President Obama said Friday that Americans should respect the George Zimmerman verdict, but white Americans should also understand that African-Americans continue to face racial discrimination.
If Obama is serious about a national conversation about racism then he better acknowledge that it works both ways. A poll now shows blacks more racist than whites. I agree. You can't say the N word (my gosh I wound like a first grader saying N word) but you can call whites anything. Blacks profile us all the time. Didn't Tryvon call Zimmerman a creepy cracker? This is a two way street that all should acknowledge. I for one am done with taking all the blame.

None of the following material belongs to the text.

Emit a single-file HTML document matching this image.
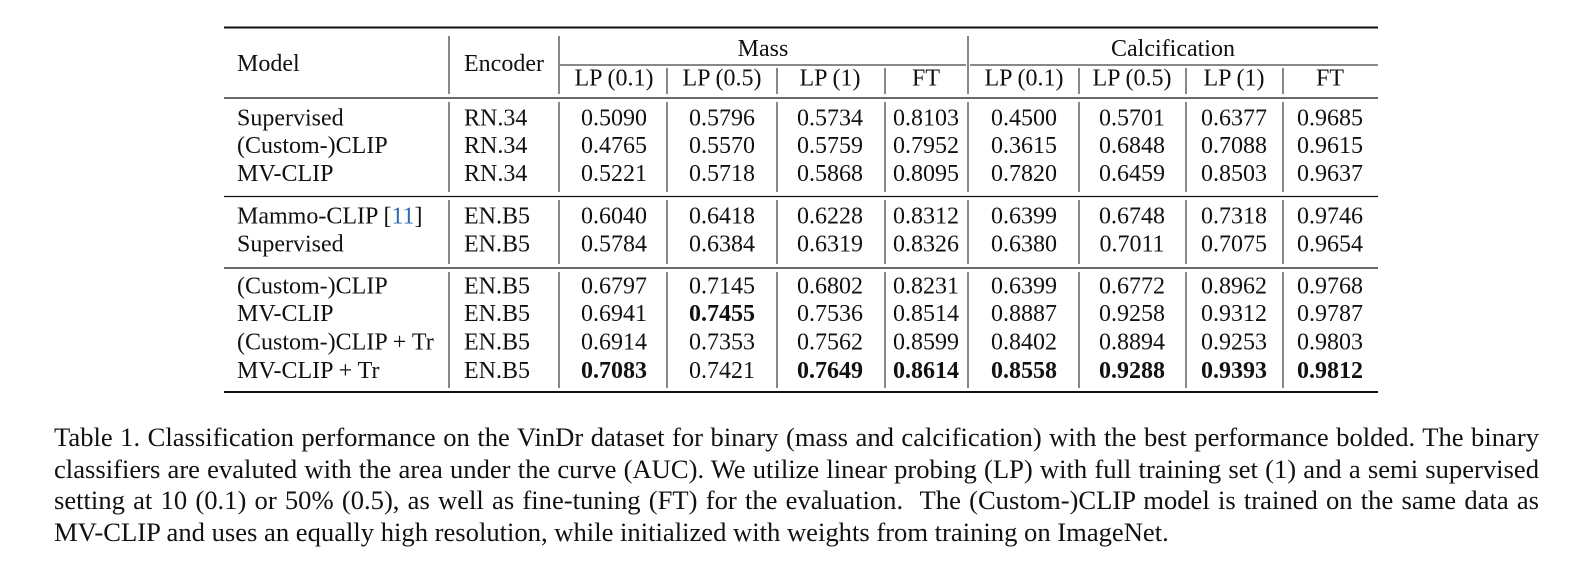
<!DOCTYPE html>
<html><head><meta charset="utf-8"><style>
body{margin:0;background:#fff;width:1596px;height:580px;overflow:hidden;font-family:"Liberation Serif",serif;}
svg{position:absolute;left:0;top:0}
#cap{position:absolute;left:54px;top:422px;width:1485px;font-size:26.6px;line-height:31.5px;color:#111;}
#cap div{text-align:justify;text-align-last:justify;white-space:nowrap;}
#cap div.last{text-align-last:left;}
</style></head><body>
<svg width="1596" height="400" id="t" font-family="Liberation Serif, serif" font-size="24" fill="#111"></svg>
<div id="cap">
<div>Table 1. Classification performance on the VinDr dataset for binary (mass and calcification) with the best performance bolded. The binary</div>
<div>classifiers are evaluted with the area under the curve (AUC). We utilize linear probing (LP) with full training set (1) and a semi supervised</div>
<div>setting at 10 (0.1) or 50% (0.5), as well as fine-tuning (FT) for the evaluation. &nbsp;The (Custom-)CLIP model is trained on the same data as</div>
<div class="last">MV-CLIP and uses an equally high resolution, while initialized with weights from training on ImageNet.</div>
</div>
<script>
const models=["Supervised","(Custom-)CLIP","MV-CLIP","Mammo-CLIP [11]","Supervised","(Custom-)CLIP","MV-CLIP","(Custom-)CLIP + Tr","MV-CLIP + Tr"];
const encoders=["RN.34","RN.34","RN.34","EN.B5","EN.B5","EN.B5","EN.B5","EN.B5","EN.B5"];
const values=[
["0.5090","0.5796","0.5734","0.8103","0.4500","0.5701","0.6377","0.9685"],
["0.4765","0.5570","0.5759","0.7952","0.3615","0.6848","0.7088","0.9615"],
["0.5221","0.5718","0.5868","0.8095","0.7820","0.6459","0.8503","0.9637"],
["0.6040","0.6418","0.6228","0.8312","0.6399","0.6748","0.7318","0.9746"],
["0.5784","0.6384","0.6319","0.8326","0.6380","0.7011","0.7075","0.9654"],
["0.6797","0.7145","0.6802","0.8231","0.6399","0.6772","0.8962","0.9768"],
["0.6941","0.7455","0.7536","0.8514","0.8887","0.9258","0.9312","0.9787"],
["0.6914","0.7353","0.7562","0.8599","0.8402","0.8894","0.9253","0.9803"],
["0.7083","0.7421","0.7649","0.8614","0.8558","0.9288","0.9393","0.9812"]];
const bold=[[6,1],[8,0],[8,2],[8,3],[8,4],[8,5],[8,6],[8,7]];
const subHeads=["LP (0.1)","LP (0.5)","LP (1)","FT","LP (0.1)","LP (0.5)","LP (1)","FT"];
const svg=document.getElementById('t');const NS="http://www.w3.org/2000/svg";
function el(tag,a,txt){const e=document.createElementNS(NS,tag);for(const k in a)e.setAttribute(k,a[k]);if(txt!==undefined)e.textContent=txt;svg.appendChild(e);return e;}
function line(x1,y1,x2,y2,w){const l=el('line',{x1,y1,x2,y2,stroke:'#111','stroke-width':w});}
const L=224,R=1378;
line(L,27.5,R,27.5,2);line(L,98,R,98,1.3);line(L,196.5,R,196.5,1.3);line(L,268,R,268,1.3);line(L,392,R,392,2);
line(560,65,966,65,1);line(970,65,R,65,1);
const divs=[449,559,667,777,885,968,1079,1186,1283];
const centers=[614,722,830,926,1024,1132,1234,1330];
[449,559,968].forEach(x=>line(x,36,x,94,1));
[667,777,885,1079,1186,1283].forEach(x=>line(x,68,x,94,1));
const blocks=[[102,192],[200,264],[272,388]];
blocks.forEach(b=>divs.forEach(x=>line(x,b[0],x,b[1],1)));
let t;
t=el('text',{x:237,y:71},"Model");
t=el('text',{x:464,y:71},"Encoder");
t=el('text',{x:763,y:56,'text-anchor':'middle'},"Mass");
t=el('text',{x:1173,y:56,'text-anchor':'middle'},"Calcification");
subHeads.forEach((s,i)=>{t=el('text',{x:centers[i],y:85.5,'text-anchor':'middle'},s);});
const rowY=[125.5,153,181,223.5,251.5,293.5,321,349.5,378];
models.forEach((m,r)=>{
 if(m.indexOf('[11]')>=0){t=el('text',{x:237,y:rowY[r]});const a=document.createElementNS(NS,'tspan');a.textContent="Mammo-CLIP [";t.appendChild(a);const b=document.createElementNS(NS,'tspan');b.setAttribute('fill','#2a6db0');b.textContent="11";t.appendChild(b);const c=document.createElementNS(NS,'tspan');c.textContent="]";t.appendChild(c);}
 else t=el('text',{x:237,y:rowY[r]},m);
 
 t=el('text',{x:464,y:rowY[r]},encoders[r]);
 values[r].forEach((v,c)=>{const isB=bold.some(p=>p[0]===r&&p[1]===c);
  t=el('text',{x:centers[c],y:rowY[r],'text-anchor':'middle','font-weight':isB?'bold':'normal'},v);
  });
});
</script>
</body></html>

> "Trayvon Martin could have been me 35 yeas ago," Obama said during a surprise appearance in the White House briefing room.
> 
> Obama said he himself has been subjected to casual prejudice, even as a United States senator, but also said African Americans need to address the problems of violence in their own communities.
> 
> ...


----------



## Sasha and Abby (May 11, 2004)

I can only wish TM had actually been oBongo


----------



## Chuck Smith (Feb 22, 2005)

Seriously..... He just needed to keep his mouth shut. that shows you the ignorance or arrogance of this president. Because him saying this could increase racial tensions. Is he saying that laws are against black people??? Is he saying our justice system is against minorities? Zimmerman is Hispanic!!!!

Again if you read what is being posted in the Open forum or hot topics about the Verdict. The way the case actually was presented and the evidence collected in a Criminal Trial..... The correct verdict was handed out. Because it boils down to facts.....not the possibility of profiling by GZ. But the fact is that TM made it home then came back to confront GZ. Then TM was ontop of GZ beating his head into the ground. Then GZ pulled his weapon and fired in self defense. Case closed.

Now if this does go to civil court (which it will).... The judge better let text messages from TM phone be allowed as evidence. Because that could show that GZ might have been profiling.....but the profile fit. Just like when he stated that TM was acting funny like he was on something...and the toxicology report showed THC in the system. GM was correct.....he was on something or just gotten off something. That is another whole can of worms that could be open up....both ways.

But back to the presidents comments......he should have had none other than..... "I have no comment on this subject. Our justice system heard the case and made its verdict....next question."


----------



## Plainsman (Jul 30, 2003)

He is the most divisive president we have ever had. That and were sort of suckering too. As long as people pay attention to this trivia were not watching him further destroy the economy and hide what the IRS (Obama KGB) is doing.


----------